A group of activists used a bike lock to close off access to Brooklyn’s housing court, which the vandals also covered with anti-eviction graffiti on Friday morning, according to police.
Shortly after authorities discovered the spray-painted words “Eviction = Violence” and “Eat the Landlords” on the exterior of the locked-up courthouse, a declaration circulated on social media coming from “The People of New York” that claimed credit for the mischief — saying they were evicting the Housing Court from its Livingston Street location.
“We the People of New York City, do hereby evict the Brooklyn Housing Court from its premises on 141 Livingston Street Brooklyn, NY 11201 for failure to serve the people of Brooklyn in fair, ethical, and conscientious practice and for resuming evictions despite the unprecedented need for relief and affordable housing,” the post read.
Wow so this morning the Brooklyn Housing Court woke up to its doors spray foamed and bike locked shut, and then this document was released in a telegram room.
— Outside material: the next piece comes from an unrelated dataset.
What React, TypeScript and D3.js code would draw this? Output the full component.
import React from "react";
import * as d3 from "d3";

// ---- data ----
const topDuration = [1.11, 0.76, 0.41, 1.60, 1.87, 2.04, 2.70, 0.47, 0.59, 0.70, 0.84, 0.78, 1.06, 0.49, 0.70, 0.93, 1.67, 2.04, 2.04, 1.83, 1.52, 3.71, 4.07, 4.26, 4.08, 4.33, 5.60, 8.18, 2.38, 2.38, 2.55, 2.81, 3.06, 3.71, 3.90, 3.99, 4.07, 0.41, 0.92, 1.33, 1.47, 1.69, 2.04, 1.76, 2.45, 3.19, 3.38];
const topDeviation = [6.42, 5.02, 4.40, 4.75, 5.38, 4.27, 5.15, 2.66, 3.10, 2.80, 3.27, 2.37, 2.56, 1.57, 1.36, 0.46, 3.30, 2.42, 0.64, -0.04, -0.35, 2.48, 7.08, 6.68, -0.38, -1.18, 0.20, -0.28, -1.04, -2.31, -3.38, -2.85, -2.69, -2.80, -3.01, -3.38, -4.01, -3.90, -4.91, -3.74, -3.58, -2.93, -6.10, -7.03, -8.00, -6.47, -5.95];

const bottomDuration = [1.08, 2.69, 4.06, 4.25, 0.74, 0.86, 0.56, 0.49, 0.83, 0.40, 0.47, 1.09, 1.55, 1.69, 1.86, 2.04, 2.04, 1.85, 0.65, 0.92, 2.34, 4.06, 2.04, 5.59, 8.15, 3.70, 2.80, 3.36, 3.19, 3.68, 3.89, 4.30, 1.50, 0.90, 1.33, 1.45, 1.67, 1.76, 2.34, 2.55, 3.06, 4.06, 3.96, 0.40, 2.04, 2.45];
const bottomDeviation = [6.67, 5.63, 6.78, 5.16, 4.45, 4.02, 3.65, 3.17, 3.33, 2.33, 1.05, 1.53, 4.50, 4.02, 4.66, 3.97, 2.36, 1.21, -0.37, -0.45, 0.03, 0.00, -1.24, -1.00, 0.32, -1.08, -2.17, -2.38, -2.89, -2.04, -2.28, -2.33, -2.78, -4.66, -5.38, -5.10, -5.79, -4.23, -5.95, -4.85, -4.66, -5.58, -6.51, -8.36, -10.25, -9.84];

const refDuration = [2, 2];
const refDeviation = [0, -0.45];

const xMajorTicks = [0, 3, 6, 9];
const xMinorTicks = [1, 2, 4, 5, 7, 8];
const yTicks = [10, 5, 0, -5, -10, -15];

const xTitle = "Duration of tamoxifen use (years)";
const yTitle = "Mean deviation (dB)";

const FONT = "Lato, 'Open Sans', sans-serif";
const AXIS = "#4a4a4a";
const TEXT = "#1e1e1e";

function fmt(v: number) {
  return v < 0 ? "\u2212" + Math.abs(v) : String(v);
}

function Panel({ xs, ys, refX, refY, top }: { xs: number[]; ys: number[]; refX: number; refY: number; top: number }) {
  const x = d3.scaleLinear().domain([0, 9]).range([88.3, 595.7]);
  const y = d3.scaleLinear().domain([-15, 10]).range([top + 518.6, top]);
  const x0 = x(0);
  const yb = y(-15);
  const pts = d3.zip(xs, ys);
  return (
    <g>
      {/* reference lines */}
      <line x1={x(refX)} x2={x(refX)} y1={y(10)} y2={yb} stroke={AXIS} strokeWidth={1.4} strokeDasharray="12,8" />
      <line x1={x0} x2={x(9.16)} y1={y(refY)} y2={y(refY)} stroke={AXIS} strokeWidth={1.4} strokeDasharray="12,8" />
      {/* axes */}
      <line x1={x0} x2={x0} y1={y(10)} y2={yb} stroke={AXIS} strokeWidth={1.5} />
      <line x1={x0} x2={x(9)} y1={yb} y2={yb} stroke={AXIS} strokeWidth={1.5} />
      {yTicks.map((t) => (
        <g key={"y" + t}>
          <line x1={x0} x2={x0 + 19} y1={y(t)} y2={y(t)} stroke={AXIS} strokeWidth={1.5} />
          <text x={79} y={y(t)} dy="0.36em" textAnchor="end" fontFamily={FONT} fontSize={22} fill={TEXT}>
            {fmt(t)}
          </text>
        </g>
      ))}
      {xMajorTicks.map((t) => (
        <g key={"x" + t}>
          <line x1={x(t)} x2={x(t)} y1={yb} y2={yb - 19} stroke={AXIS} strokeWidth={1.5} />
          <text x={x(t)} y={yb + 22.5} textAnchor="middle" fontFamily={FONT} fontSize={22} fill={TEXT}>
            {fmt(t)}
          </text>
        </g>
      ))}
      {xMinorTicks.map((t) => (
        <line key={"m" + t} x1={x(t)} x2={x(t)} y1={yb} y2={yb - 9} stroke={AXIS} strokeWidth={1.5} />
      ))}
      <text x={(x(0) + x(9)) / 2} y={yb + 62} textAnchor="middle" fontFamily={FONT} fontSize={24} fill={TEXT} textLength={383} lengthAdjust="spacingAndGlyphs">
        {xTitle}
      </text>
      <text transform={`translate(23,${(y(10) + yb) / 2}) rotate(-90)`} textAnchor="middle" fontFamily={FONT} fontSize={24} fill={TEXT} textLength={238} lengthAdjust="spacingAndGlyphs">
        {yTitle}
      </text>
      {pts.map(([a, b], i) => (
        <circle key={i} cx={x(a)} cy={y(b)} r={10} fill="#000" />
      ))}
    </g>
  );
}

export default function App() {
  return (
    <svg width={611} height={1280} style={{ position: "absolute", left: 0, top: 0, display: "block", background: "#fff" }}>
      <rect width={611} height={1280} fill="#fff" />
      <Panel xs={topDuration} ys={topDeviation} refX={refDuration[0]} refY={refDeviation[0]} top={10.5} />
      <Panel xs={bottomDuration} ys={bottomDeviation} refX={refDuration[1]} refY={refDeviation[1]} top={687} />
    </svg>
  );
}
It looks like people are not tolerating evictions any more. pic.twitter.com/PdKJsQwinF
— Joshua Potash (@JoshuaPotash) October 16, 2020
Despite their best efforts, the act did not disturb operations inside the building, according to the court system’s spokesperson, who slammed the perpetrators for their lowbrow “well thought out, premeditated crime.”
“Clearly this was an orchestrated, well thought out, premeditated crime, not unlike the other previous acts of vandalism and criminal mischief recently perpetrated on the City’s courthouses,” said Lucian Chalfen. “These acts are not activism or advocacy and do not further the cause that they purport to represent.”
The act comes after Gov. Andrew Cuomo’s executive order which halted all evictions until 2021 and provided some rent relief for struggling tenants — but, the vigilantes argued, that move was not enough.
Instead, state legislators should waive rental payments entirely for New Yorkers who’ve lost income due to the COVID-19 pandemic, citing Queens state Sen. Michael Gianaris’ bill that would apply to three months of payments for both commercial and residential tenants.
“This is unconscionable and we demand that evictions end immediately,” the post read. “If our elected leaders won’t do it, then the People of New York will make sure it happens.”
Officials had removed the graffiti from Brooklyn’s housing court by Friday morning, and police are continuing to investigate the incident for criminal mischief, according to an NYPD spokesperson.